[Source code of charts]
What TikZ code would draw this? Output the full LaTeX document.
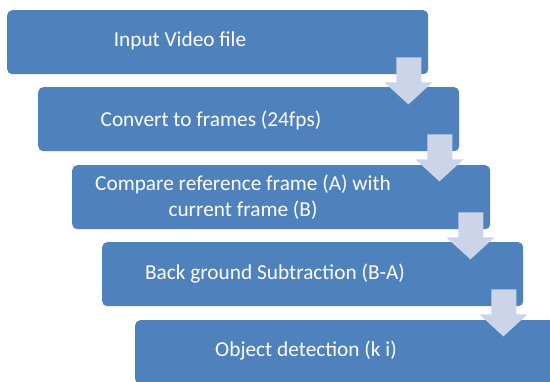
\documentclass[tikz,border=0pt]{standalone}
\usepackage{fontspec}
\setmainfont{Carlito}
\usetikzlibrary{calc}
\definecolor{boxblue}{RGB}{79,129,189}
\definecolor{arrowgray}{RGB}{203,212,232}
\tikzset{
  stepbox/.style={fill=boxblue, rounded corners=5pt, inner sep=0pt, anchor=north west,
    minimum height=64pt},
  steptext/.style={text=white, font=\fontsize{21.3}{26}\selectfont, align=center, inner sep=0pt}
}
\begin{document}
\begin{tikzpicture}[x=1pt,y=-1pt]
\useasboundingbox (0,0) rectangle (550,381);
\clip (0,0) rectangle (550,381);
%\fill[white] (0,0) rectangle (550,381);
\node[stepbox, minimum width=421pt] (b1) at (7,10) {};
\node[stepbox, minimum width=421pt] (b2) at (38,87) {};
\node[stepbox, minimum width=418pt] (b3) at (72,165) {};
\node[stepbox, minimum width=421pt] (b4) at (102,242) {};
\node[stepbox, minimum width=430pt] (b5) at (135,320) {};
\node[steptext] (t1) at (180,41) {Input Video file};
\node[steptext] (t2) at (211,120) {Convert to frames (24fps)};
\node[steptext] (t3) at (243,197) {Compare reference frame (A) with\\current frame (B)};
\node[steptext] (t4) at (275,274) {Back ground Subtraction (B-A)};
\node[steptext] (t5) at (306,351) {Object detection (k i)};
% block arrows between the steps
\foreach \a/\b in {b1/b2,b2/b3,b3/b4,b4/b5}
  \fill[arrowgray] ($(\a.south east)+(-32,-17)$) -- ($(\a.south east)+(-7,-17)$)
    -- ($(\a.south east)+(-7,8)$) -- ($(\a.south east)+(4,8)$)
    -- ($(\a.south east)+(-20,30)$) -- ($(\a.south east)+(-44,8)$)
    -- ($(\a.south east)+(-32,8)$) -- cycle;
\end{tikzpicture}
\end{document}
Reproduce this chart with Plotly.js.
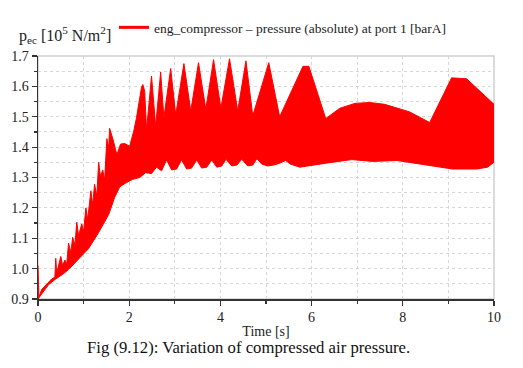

__Exercise objective__. Quote the records in their entirety, keeping the wording exact and excluding pictures.

__Exercise result__.
What TikZ code would draw this? Output the full LaTeX document.
\documentclass[tikz,border=0pt]{standalone}
\usepackage{fontspec}
\setmainfont{Carlito}
\usetikzlibrary{calc}
\definecolor{boxblue}{RGB}{79,129,189}
\definecolor{arrowgray}{RGB}{203,212,232}
\tikzset{
  stepbox/.style={fill=boxblue, rounded corners=5pt, inner sep=0pt, anchor=north west,
    minimum height=64pt},
  steptext/.style={text=white, font=\fontsize{21.3}{26}\selectfont, align=center, inner sep=0pt}
}
\begin{document}
\begin{tikzpicture}[x=1pt,y=-1pt]
\useasboundingbox (0,0) rectangle (550,381);
\clip (0,0) rectangle (550,381);
%\fill[white] (0,0) rectangle (550,381);
\node[stepbox, minimum width=421pt] (b1) at (7,10) {};
\node[stepbox, minimum width=421pt] (b2) at (38,87) {};
\node[stepbox, minimum width=418pt] (b3) at (72,165) {};
\node[stepbox, minimum width=421pt] (b4) at (102,242) {};
\node[stepbox, minimum width=430pt] (b5) at (135,320) {};
\node[steptext] (t1) at (180,41) {Input Video file};
\node[steptext] (t2) at (211,120) {Convert to frames (24fps)};
\node[steptext] (t3) at (243,197) {Compare reference frame (A) with\\current frame (B)};
\node[steptext] (t4) at (275,274) {Back ground Subtraction (B-A)};
\node[steptext] (t5) at (306,351) {Object detection (k i)};
% block arrows between the steps
\foreach \a/\b in {b1/b2,b2/b3,b3/b4,b4/b5}
  \fill[arrowgray] ($(\a.south east)+(-32,-17)$) -- ($(\a.south east)+(-7,-17)$)
    -- ($(\a.south east)+(-7,8)$) -- ($(\a.south east)+(4,8)$)
    -- ($(\a.south east)+(-20,30)$) -- ($(\a.south east)+(-44,8)$)
    -- ($(\a.south east)+(-32,8)$) -- cycle;
\end{tikzpicture}
\end{document}
Reproduce this chart with Plotly.js.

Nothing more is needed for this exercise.